**WHAT YOU ARE ASKED TO DO**
Extract the run of lines that starts at the top of the records below and ends at the line with "Chart.register(...registerables);", keeping both ends and excluding pictures.

Plotting code records:
────
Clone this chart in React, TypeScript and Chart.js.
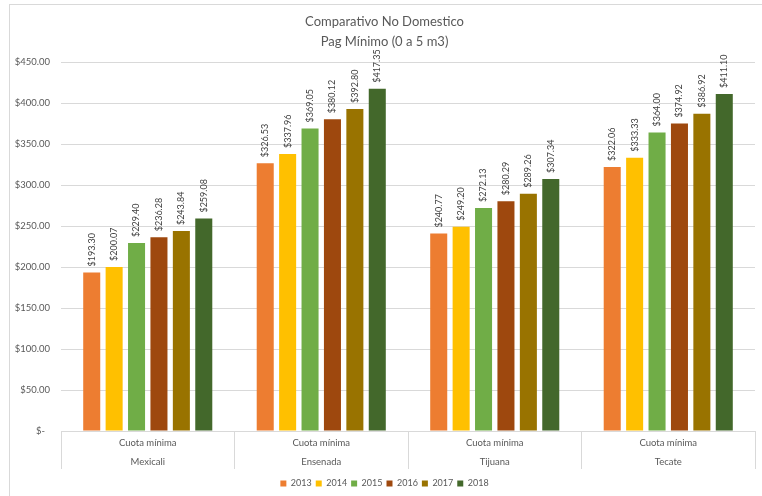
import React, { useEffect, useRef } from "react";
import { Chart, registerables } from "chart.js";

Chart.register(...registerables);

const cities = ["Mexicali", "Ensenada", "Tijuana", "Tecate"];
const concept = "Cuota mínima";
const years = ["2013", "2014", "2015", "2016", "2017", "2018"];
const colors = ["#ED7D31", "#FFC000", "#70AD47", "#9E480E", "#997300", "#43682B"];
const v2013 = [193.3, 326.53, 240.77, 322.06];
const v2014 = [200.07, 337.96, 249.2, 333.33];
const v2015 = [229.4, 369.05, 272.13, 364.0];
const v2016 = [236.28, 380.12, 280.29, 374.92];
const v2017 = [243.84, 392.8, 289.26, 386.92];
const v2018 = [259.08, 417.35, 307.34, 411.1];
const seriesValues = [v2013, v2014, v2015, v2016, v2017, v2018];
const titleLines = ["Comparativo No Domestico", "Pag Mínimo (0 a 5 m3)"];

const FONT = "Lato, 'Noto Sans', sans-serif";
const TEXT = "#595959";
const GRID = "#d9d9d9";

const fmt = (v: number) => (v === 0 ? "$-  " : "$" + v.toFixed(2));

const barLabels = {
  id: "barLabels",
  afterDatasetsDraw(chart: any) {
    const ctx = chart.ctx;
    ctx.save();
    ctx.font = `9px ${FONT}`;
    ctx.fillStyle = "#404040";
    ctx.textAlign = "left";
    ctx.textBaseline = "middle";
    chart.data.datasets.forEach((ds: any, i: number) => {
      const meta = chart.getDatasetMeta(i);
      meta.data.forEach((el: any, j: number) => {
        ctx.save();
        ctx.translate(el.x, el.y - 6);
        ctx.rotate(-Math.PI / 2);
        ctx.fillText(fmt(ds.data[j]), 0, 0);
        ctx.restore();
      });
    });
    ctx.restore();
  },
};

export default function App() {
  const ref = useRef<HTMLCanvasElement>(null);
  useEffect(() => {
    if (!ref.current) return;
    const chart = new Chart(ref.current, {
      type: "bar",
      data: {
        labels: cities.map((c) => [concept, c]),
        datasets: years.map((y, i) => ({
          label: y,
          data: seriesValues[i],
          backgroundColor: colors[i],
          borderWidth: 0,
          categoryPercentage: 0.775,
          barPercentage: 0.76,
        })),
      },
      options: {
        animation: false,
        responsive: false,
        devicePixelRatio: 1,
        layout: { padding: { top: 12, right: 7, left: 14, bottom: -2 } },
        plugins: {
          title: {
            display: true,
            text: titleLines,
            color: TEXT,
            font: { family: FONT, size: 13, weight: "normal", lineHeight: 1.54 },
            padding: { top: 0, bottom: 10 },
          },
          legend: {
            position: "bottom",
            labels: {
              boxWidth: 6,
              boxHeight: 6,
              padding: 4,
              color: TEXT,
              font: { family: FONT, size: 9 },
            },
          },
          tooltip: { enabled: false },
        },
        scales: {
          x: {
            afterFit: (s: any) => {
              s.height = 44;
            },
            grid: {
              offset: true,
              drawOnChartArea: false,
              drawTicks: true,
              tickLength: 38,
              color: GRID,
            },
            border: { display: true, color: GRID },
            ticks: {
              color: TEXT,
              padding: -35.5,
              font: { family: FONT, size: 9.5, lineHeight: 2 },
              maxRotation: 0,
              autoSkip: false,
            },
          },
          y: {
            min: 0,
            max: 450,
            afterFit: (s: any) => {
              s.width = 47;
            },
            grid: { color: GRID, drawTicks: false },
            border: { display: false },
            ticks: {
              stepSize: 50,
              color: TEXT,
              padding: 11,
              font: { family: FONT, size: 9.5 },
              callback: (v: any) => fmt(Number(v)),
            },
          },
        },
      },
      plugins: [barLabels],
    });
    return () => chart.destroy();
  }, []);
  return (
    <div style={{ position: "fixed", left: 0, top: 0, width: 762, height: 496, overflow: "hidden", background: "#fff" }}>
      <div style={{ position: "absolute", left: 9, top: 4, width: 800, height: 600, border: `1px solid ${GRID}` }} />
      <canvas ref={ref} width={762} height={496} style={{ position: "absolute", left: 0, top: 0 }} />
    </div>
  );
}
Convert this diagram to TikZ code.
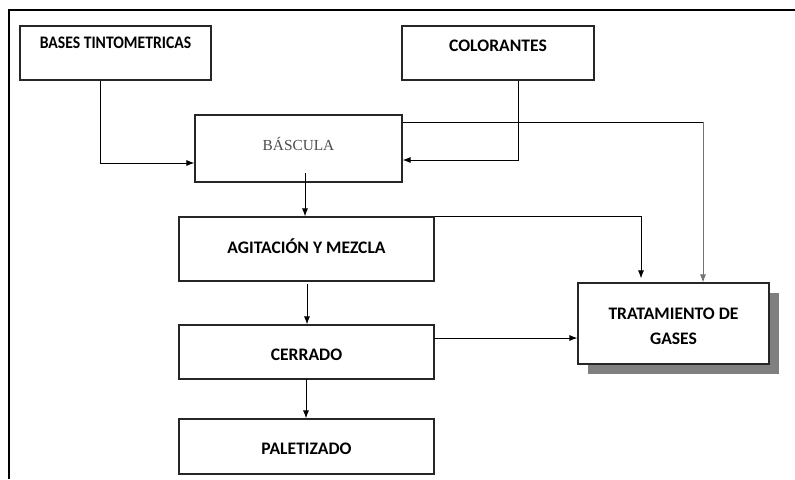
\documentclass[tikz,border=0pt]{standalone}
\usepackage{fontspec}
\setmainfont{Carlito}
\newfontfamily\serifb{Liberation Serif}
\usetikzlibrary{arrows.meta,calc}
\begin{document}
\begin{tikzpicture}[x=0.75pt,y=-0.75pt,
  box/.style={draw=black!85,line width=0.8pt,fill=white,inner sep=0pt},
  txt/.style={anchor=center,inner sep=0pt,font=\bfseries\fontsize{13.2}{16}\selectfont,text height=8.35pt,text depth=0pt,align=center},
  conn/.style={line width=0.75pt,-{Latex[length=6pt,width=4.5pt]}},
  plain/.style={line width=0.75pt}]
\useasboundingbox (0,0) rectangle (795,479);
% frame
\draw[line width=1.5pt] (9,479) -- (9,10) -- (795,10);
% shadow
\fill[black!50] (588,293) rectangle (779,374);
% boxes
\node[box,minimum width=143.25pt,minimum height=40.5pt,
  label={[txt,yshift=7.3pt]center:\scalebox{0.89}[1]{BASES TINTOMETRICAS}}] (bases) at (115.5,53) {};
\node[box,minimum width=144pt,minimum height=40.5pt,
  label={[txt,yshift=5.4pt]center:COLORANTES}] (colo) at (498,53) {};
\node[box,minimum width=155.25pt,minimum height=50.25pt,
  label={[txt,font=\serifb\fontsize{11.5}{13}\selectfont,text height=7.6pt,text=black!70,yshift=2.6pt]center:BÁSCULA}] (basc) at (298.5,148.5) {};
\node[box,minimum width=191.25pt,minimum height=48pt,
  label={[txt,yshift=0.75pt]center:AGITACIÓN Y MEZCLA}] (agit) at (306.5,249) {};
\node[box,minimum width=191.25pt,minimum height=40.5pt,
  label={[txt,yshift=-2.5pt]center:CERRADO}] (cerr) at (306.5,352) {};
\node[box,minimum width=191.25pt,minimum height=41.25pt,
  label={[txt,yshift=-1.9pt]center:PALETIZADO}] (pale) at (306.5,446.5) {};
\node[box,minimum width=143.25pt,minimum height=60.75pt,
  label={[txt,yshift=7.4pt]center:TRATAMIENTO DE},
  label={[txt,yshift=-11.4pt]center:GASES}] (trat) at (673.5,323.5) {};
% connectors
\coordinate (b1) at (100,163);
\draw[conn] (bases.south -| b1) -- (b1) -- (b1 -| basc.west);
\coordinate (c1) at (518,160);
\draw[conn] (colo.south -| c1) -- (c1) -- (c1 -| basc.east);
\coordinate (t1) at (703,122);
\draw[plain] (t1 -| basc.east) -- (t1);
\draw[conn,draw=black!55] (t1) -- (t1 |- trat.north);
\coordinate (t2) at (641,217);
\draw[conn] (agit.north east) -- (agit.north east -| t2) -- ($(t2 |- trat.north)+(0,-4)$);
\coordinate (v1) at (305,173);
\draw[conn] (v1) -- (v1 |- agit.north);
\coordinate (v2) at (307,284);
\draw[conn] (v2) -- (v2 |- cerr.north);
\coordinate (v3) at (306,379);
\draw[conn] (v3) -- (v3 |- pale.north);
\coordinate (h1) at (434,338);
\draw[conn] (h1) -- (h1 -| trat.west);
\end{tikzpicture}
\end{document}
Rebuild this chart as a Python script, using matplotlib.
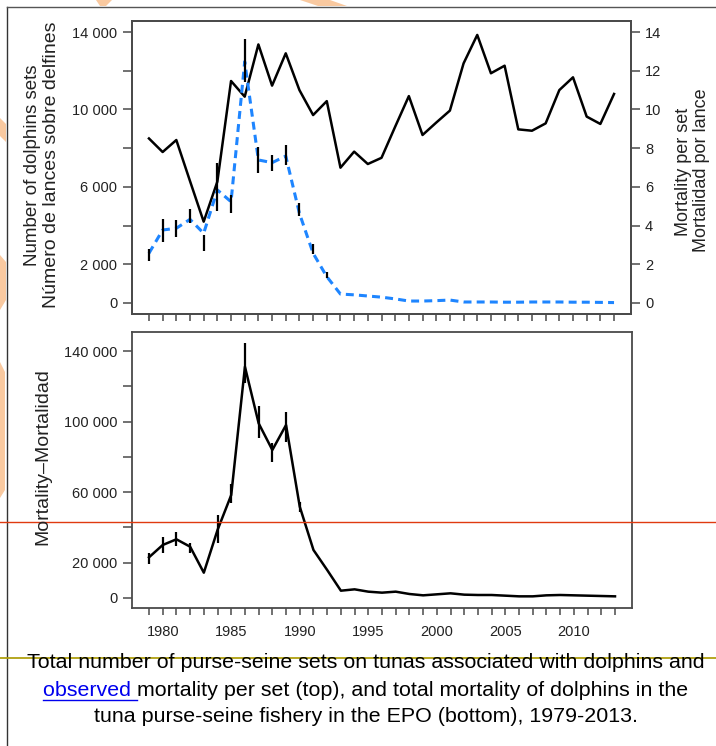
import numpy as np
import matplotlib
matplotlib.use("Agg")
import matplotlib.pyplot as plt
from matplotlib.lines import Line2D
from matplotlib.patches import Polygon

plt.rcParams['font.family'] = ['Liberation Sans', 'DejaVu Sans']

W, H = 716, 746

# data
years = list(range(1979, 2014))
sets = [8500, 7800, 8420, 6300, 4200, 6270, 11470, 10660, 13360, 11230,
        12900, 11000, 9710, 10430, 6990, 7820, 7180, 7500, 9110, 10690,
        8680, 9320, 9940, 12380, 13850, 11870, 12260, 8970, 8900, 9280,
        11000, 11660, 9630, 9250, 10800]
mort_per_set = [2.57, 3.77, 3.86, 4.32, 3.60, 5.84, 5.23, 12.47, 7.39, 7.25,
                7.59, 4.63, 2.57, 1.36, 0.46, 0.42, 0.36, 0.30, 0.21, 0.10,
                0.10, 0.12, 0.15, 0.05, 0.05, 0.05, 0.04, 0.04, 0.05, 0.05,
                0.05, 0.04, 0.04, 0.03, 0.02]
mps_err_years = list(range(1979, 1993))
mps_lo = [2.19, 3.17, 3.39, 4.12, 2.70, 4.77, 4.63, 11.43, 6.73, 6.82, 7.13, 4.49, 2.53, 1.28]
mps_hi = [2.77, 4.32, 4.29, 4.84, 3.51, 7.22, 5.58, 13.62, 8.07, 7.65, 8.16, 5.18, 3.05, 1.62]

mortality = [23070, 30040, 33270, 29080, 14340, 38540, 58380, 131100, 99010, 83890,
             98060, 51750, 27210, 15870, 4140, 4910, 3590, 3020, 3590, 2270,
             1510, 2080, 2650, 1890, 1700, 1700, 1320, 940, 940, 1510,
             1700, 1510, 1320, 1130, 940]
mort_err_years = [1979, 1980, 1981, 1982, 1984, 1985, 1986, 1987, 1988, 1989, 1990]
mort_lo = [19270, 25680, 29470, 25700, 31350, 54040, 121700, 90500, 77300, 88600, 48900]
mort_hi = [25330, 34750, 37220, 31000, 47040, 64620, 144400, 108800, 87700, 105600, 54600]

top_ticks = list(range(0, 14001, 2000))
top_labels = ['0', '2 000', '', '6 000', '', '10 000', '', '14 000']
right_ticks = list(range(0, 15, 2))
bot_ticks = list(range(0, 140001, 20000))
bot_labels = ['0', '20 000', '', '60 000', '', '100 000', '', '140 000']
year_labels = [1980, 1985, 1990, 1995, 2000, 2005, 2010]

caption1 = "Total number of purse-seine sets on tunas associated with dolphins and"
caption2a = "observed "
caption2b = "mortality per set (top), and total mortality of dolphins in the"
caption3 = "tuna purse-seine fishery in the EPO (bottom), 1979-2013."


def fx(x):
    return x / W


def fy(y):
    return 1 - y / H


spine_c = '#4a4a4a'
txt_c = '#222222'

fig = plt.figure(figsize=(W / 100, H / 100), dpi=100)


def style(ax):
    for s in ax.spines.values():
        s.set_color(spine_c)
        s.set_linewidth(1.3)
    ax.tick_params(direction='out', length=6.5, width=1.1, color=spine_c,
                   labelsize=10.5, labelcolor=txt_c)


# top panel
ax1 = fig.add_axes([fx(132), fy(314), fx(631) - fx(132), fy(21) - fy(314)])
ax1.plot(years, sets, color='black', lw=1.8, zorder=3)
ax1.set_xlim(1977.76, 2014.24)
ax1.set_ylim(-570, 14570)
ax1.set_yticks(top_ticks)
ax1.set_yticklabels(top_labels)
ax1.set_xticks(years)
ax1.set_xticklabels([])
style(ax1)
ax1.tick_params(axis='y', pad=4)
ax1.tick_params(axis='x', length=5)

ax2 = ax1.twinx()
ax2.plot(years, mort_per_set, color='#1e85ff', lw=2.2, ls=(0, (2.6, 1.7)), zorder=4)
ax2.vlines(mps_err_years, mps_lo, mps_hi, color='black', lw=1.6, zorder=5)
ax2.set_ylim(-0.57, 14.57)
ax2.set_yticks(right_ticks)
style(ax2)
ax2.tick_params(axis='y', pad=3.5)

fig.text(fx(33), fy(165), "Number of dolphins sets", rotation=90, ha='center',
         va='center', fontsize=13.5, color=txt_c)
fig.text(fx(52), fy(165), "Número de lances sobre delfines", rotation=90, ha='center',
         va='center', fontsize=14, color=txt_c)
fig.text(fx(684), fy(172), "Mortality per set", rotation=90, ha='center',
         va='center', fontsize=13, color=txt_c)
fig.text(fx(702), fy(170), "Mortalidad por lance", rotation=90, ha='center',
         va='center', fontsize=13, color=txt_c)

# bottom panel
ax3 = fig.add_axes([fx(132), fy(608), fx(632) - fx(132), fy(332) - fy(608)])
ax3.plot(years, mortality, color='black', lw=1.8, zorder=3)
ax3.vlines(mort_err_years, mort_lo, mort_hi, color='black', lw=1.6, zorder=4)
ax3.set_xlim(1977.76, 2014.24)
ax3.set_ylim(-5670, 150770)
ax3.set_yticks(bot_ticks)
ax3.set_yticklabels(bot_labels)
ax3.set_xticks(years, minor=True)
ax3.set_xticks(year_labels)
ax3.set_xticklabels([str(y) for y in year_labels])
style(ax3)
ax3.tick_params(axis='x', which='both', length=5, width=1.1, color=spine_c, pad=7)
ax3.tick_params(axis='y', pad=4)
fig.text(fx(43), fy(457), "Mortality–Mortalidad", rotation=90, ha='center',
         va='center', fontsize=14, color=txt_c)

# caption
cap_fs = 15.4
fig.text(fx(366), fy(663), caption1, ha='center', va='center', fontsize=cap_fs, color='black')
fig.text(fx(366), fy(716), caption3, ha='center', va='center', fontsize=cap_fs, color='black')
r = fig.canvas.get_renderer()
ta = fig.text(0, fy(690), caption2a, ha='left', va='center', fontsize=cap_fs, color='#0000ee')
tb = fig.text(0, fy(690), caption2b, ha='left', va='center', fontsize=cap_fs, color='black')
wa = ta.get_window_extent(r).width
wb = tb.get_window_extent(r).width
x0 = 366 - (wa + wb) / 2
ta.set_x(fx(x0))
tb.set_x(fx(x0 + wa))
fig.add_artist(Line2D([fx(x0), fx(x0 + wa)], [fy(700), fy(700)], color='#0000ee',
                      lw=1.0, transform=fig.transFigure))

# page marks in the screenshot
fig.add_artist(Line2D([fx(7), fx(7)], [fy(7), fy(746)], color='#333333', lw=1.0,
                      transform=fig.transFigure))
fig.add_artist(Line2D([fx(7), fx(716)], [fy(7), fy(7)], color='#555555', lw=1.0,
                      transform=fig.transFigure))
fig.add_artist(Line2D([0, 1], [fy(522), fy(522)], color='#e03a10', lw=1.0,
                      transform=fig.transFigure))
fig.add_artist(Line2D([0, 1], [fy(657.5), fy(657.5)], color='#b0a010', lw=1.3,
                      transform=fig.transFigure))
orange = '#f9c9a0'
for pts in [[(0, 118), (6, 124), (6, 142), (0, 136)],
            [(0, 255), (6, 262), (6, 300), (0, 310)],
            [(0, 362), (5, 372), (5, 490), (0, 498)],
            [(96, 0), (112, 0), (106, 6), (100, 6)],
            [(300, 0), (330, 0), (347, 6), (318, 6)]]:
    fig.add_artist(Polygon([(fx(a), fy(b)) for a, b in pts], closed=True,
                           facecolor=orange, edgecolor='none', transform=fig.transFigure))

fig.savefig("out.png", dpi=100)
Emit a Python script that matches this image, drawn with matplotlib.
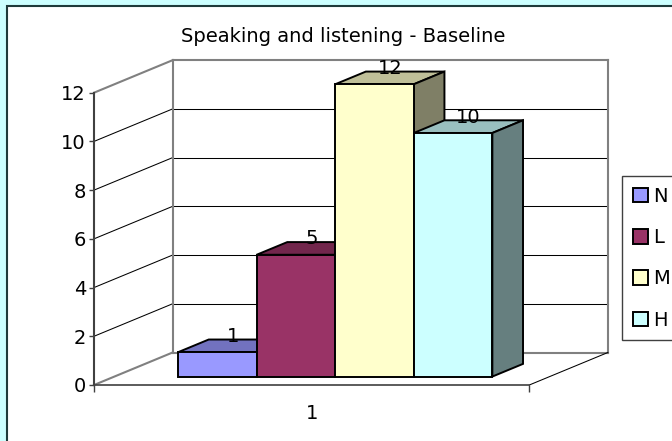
────
**SOLUTION**
Clone this chart in React, TypeScript and Chart.js.
import React, { useEffect, useRef } from "react";
import { Chart, registerables } from "chart.js";

Chart.register(...registerables);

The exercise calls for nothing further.